» **Stated goal**: Pull out every line with the word "this".

Stored data
_ _ _ _

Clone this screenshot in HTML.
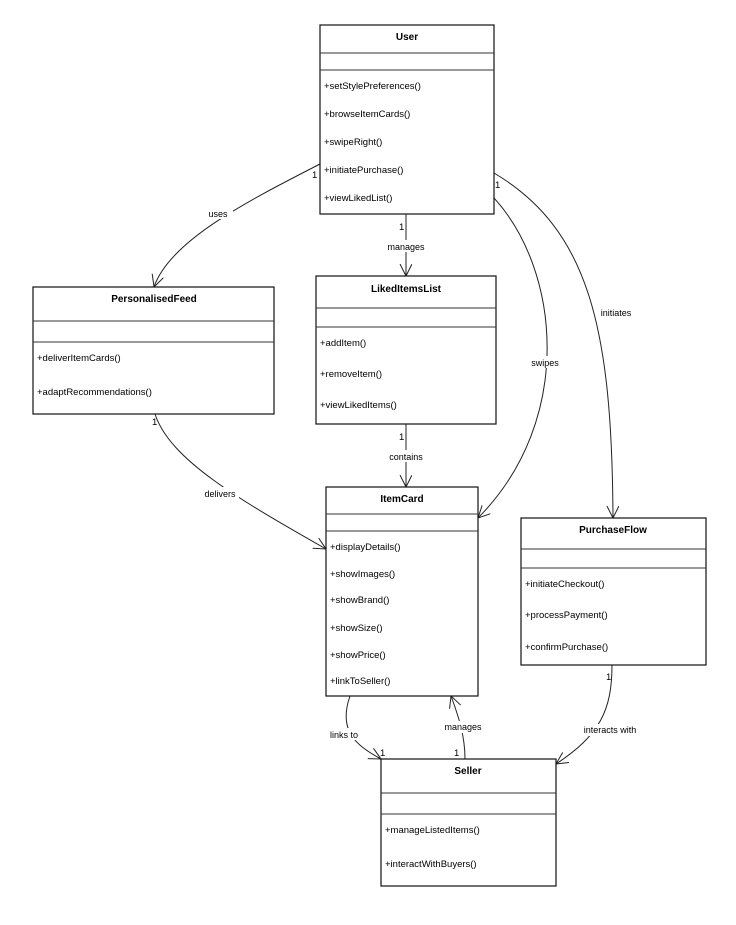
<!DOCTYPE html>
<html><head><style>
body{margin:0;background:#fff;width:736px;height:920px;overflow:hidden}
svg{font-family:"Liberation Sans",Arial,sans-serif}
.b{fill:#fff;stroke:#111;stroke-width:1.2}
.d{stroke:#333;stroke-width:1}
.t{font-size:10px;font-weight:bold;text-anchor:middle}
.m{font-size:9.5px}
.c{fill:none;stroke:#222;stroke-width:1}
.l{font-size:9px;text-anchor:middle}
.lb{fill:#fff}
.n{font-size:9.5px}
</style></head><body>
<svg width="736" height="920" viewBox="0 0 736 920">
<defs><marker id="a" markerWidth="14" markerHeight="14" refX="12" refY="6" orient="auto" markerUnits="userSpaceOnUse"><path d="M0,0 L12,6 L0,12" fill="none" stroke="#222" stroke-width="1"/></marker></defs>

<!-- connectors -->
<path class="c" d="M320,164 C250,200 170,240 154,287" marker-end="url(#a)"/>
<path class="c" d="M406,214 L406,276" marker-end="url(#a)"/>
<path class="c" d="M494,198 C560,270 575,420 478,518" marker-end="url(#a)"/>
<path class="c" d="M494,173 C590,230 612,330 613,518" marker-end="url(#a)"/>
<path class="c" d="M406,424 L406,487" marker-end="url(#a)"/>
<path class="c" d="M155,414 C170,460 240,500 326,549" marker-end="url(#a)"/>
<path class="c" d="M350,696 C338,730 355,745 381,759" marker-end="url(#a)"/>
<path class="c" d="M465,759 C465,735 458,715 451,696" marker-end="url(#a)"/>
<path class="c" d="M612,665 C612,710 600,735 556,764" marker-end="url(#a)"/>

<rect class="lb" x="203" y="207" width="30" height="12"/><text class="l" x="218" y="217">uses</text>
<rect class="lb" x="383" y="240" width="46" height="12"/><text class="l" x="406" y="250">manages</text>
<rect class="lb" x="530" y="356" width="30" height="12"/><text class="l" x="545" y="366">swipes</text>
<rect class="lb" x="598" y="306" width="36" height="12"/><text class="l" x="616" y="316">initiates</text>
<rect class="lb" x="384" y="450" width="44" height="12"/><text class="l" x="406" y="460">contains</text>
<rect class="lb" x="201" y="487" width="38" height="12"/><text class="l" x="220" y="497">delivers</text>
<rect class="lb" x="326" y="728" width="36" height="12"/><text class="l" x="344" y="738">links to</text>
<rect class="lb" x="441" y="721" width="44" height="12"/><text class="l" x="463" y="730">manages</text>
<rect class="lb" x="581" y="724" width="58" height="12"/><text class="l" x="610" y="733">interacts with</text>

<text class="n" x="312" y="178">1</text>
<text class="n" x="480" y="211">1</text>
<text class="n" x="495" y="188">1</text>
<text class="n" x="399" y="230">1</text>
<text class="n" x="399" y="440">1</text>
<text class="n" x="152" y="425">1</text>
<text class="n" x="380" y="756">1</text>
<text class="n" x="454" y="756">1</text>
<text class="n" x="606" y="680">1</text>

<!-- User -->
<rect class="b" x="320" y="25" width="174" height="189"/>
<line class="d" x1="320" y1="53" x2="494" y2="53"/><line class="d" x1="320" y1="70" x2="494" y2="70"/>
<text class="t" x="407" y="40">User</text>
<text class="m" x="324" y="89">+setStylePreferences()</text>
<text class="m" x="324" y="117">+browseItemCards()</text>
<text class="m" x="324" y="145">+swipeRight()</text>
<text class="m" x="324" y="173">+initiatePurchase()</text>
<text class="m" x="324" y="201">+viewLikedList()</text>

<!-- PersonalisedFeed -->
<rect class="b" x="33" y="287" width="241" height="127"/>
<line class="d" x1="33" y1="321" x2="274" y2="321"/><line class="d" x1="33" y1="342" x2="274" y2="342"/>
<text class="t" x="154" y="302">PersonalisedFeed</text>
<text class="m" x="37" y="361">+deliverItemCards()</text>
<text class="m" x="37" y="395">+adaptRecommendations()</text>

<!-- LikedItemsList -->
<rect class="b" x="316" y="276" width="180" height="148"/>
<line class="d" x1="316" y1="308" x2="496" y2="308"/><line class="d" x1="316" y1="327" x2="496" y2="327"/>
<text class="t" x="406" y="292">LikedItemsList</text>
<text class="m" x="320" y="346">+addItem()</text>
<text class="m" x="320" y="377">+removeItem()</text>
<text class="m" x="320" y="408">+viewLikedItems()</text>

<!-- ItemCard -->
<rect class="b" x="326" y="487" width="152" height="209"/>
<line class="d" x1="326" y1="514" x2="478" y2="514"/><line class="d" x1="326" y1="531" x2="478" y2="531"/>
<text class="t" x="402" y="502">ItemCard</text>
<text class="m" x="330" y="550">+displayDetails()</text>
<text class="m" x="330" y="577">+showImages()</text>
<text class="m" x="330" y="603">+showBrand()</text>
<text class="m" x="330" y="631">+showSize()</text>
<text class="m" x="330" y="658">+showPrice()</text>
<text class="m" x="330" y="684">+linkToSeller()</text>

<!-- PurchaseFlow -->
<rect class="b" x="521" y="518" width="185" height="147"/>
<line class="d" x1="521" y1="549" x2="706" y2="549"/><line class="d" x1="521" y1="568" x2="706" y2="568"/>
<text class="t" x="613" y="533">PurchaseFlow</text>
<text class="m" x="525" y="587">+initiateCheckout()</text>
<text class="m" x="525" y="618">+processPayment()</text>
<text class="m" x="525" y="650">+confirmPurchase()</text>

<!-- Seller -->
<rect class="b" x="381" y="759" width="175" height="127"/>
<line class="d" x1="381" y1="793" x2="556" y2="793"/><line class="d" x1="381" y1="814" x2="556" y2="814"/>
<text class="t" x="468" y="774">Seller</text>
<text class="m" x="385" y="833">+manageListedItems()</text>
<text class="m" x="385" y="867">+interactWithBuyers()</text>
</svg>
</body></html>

_ _ _ _

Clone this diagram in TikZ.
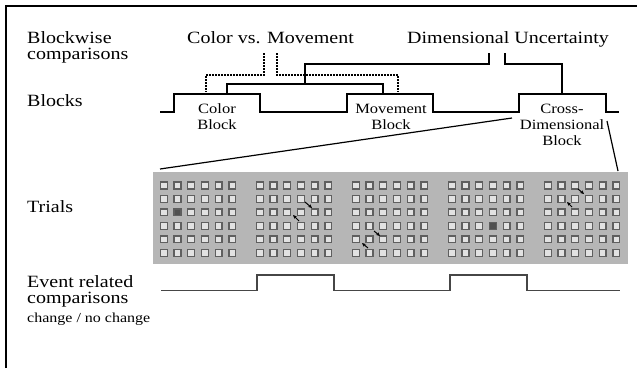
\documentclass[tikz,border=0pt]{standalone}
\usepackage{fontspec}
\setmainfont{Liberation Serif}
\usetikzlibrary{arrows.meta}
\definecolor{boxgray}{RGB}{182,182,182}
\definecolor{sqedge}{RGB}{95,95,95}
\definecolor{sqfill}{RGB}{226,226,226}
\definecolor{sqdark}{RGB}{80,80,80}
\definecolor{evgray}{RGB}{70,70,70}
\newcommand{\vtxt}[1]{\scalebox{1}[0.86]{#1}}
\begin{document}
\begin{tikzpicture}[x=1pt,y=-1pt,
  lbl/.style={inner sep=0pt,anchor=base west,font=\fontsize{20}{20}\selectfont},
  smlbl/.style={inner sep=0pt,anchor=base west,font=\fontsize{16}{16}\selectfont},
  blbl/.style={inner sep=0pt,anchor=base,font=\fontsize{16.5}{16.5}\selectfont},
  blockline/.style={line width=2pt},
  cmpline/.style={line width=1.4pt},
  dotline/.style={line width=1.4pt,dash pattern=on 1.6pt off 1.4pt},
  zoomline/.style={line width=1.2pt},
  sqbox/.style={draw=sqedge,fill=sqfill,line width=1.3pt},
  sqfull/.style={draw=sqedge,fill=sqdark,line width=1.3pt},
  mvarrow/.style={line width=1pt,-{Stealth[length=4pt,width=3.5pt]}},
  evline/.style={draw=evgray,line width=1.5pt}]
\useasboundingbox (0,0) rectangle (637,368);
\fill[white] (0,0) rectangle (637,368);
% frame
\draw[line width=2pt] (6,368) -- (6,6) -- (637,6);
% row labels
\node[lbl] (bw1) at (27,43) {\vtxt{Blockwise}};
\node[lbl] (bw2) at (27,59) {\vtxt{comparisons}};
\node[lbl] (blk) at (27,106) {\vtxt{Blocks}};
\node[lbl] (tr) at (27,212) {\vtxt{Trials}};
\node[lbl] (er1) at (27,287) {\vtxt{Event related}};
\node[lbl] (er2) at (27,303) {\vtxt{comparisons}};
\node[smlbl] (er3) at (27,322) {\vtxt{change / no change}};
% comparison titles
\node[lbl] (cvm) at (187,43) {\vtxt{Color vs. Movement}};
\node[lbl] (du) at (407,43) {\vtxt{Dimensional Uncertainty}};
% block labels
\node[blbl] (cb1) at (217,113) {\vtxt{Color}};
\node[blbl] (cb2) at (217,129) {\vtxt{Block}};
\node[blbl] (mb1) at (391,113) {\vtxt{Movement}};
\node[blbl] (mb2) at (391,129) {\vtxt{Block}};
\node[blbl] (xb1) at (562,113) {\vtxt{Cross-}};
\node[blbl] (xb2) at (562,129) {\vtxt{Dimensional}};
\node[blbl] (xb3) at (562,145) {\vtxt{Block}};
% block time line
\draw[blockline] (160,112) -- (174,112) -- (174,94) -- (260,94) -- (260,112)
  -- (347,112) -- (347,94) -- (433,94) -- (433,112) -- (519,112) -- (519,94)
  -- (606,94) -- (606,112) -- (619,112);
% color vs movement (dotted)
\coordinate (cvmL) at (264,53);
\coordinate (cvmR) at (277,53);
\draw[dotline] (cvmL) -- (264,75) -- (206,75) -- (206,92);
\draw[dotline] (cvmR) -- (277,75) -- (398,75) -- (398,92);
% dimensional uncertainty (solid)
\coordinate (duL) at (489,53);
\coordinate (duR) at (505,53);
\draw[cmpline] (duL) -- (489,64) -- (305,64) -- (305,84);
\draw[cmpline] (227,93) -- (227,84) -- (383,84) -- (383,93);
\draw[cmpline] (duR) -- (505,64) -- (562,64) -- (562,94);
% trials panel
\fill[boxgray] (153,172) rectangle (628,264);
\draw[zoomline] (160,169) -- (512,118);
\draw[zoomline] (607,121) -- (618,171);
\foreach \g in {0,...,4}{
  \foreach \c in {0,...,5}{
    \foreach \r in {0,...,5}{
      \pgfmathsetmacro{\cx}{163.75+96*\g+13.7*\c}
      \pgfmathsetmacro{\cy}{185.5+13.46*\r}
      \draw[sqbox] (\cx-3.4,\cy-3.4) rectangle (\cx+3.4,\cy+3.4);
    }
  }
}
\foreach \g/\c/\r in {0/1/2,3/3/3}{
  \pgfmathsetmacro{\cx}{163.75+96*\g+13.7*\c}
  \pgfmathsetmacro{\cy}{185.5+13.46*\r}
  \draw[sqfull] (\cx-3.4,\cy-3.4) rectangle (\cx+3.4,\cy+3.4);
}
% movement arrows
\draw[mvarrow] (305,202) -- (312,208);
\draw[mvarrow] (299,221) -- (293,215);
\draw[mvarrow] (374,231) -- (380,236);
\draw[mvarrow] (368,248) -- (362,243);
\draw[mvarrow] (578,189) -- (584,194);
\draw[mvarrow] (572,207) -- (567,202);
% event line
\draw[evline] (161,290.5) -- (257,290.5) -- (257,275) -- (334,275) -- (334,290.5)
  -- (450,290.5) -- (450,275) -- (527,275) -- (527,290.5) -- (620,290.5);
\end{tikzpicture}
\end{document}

_ _ _ _

» **Solution to the exercise**:
Clone this screenshot in HTML.
Clone this diagram in TikZ.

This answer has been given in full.